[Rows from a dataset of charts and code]
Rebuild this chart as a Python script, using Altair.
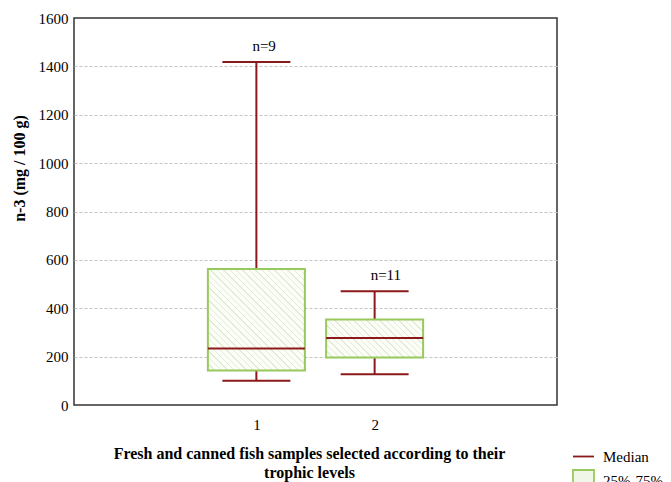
import math
import altair as alt
import pandas as pd

# ---- data ----
categories = [1, 2]
whisker_min = [100, 127]
q1 = [143, 196]
median = [234, 277]
q3 = [562, 354]
whisker_max = [1418, 470]
n_labels = ["n=9", "n=11"]
legend_items = ["Median", "25%-75%"]

y_ticks = [0, 200, 400, 600, 800, 1000, 1200, 1400, 1600]
x_ticks = [0, 1, 2, 3]

# ---- layout / style ----
W, H = 483, 387
Y_MAX = 1600
BOX_W = 97
CAP_W = 68
FONT = "Liberation Serif"
RED = "#8c1a1a"
GREEN = "#98c95c"
HATCH_LINE = "#e1eed3"
HATCH_BG = "#fcfdf9"

df = pd.DataFrame({
    "cat": categories, "wmin": whisker_min, "q1": q1, "med": median,
    "q3": q3, "wmax": whisker_max, "n": n_labels,
})

xs = alt.Scale(domain=[-0.5, 3.5], nice=False, zero=False)
ys = alt.Scale(domain=[0, Y_MAX], nice=False)

x_enc = alt.X("cat:Q", scale=xs, axis=alt.Axis(
    values=x_ticks, format="d",
    labelExpr="datum.value == 1 || datum.value == 2 ? datum.label : ''",
    ticks=False, domain=False, grid=False, labelPadding=12,
    labelFont=FONT, labelFontSize=15, labelColor="black",
    title=["Fresh and canned fish samples selected according to their", "trophic levels"],
    titleFont=FONT, titleFontSize=16, titleFontWeight="bold", titleColor="black",
    titlePadding=13, titleLineHeight=19, titleX=235))

y_axis = alt.Axis(
    values=y_ticks, format="d", ticks=False, domain=False, grid=True,
    gridColor="#c4c4c4", gridDash=[3, 2], gridWidth=1,
    gridOpacity=alt.expr("datum.value == 0 || datum.value == 1600 ? 0 : 1"),
    labelFont=FONT, labelFontSize=15, labelColor="black", labelPadding=6,
    title="n-3 (mg / 100 g)", titleFont=FONT, titleFontSize=16,
    titleFontWeight="bold", titleColor="black", titlePadding=11, titleY=150)

base = alt.Chart(df)

# whiskers (full range, covered by box)
whisk = base.mark_rule(color=RED, strokeWidth=2).encode(
    x=x_enc, y=alt.Y("wmin:Q", scale=ys, axis=y_axis), y2="wmax:Q")

caps_top = base.mark_tick(orient="horizontal", size=CAP_W, thickness=2, color=RED, opacity=1).encode(
    x=alt.X("cat:Q", scale=xs), y=alt.Y("wmax:Q", scale=ys))
caps_bot = base.mark_tick(orient="horizontal", size=CAP_W, thickness=2, color=RED, opacity=1).encode(
    x=alt.X("cat:Q", scale=xs), y=alt.Y("wmin:Q", scale=ys))


def hatch(w, h, period=4.5):
    """diagonal hatch gradient for a w x h pixel box"""
    L = (w + h) / math.sqrt(2)
    n = max(1, round(L / period))
    k2 = (w + h) / (w * w + h * h)
    stops = []
    for k in range(n):
        a = k / n
        b = (k + 0.22) / n
        stops += [alt.GradientStop(color=HATCH_LINE, offset=a),
                  alt.GradientStop(color=HATCH_LINE, offset=b),
                  alt.GradientStop(color=HATCH_BG, offset=b),
                  alt.GradientStop(color=HATCH_BG, offset=(k + 1) / n)]
    return alt.LinearGradient(gradient="linear", stops=stops,
                              x1=0, y1=1, x2=w * k2, y2=1 - h * k2)


boxes = []
for c, lo, hi in zip(categories, q1, q3):
    hpx = (hi - lo) * H / Y_MAX
    boxes.append(
        base.transform_filter(alt.datum.cat == c).mark_bar(
            size=BOX_W, stroke=GREEN, strokeWidth=2, fill=hatch(BOX_W, hpx)
        ).encode(x=alt.X("cat:Q", scale=xs), y=alt.Y("q1:Q", scale=ys), y2="q3:Q"))

med = base.mark_tick(orient="horizontal", size=BOX_W, thickness=2, color=RED, opacity=1).encode(
    x=alt.X("cat:Q", scale=xs), y=alt.Y("med:Q", scale=ys))

labels = base.mark_text(font=FONT, fontSize=15, align="left", baseline="middle",
                        dx=-4, dy=-16, color="black").encode(
    x=alt.X("cat:Q", scale=xs), y=alt.Y("wmax:Q", scale=ys), text="n:N")

# legend (built from scale domain only)
leg_df = pd.DataFrame({"kind": legend_items, "cat": [1, 1], "v": [0, 0]})
leg_props = dict(orient="none", legendX=498, legendY=427, title=None,
                 symbolSize=441, symbolStrokeWidth=1.8, labelFont=FONT,
                 labelFontSize=15, labelColor="black", labelOffset=8,
                 rowPadding=1, padding=0, symbolOpacity=1)
legend_layer = alt.Chart(leg_df).transform_filter("datum.kind == 'none'").mark_point(
    opacity=1, filled=False).encode(
    x=alt.X("cat:Q", scale=xs), y=alt.Y("v:Q", scale=ys),
    shape=alt.Shape("kind:N", scale=alt.Scale(domain=legend_items, range=["stroke", "square"]),
                    legend=alt.Legend(**leg_props)),
    stroke=alt.Stroke("kind:N", scale=alt.Scale(domain=legend_items, range=[RED, GREEN]),
                      legend=alt.Legend(**leg_props)),
    fill=alt.Fill("kind:N", scale=alt.Scale(domain=legend_items, range=[RED, "#f1f7e8"]),
                  legend=alt.Legend(**leg_props)),
)

chart = alt.layer(whisk, *boxes, med, caps_top, caps_bot, labels, legend_layer).properties(
    width=W, height=H,
    padding={"left": 74, "top": 18, "right": 671 - 74 - W, "bottom": 482 - 18 - H},
    autosize="none", background="white",
).configure_view(stroke="#333333", strokeWidth=1.5)

chart.save("out.html", embed_options={"renderer": "svg", "actions": False})
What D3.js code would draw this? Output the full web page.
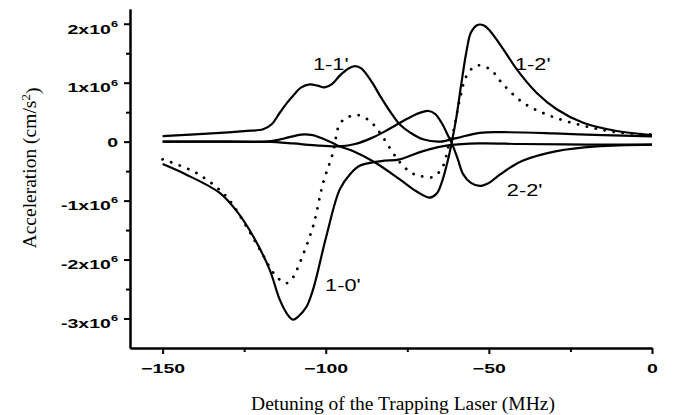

What you are asked to do: Exactly as written, repeat the lines from the beginning of the entries up to and including the line with "ys = alt.Scale(domain=[0, Y_MAX], nice=False)", but not the pictures.

Task output:
Rebuild this chart as a Python script, using Altair.
import math
import altair as alt
import pandas as pd

# ---- data ----
categories = [1, 2]
whisker_min = [100, 127]
q1 = [143, 196]
median = [234, 277]
q3 = [562, 354]
whisker_max = [1418, 470]
n_labels = ["n=9", "n=11"]
legend_items = ["Median", "25%-75%"]

y_ticks = [0, 200, 400, 600, 800, 1000, 1200, 1400, 1600]
x_ticks = [0, 1, 2, 3]

# ---- layout / style ----
W, H = 483, 387
Y_MAX = 1600
BOX_W = 97
CAP_W = 68
FONT = "Liberation Serif"
RED = "#8c1a1a"
GREEN = "#98c95c"
HATCH_LINE = "#e1eed3"
HATCH_BG = "#fcfdf9"

df = pd.DataFrame({
    "cat": categories, "wmin": whisker_min, "q1": q1, "med": median,
    "q3": q3, "wmax": whisker_max, "n": n_labels,
})

xs = alt.Scale(domain=[-0.5, 3.5], nice=False, zero=False)
ys = alt.Scale(domain=[0, Y_MAX], nice=False)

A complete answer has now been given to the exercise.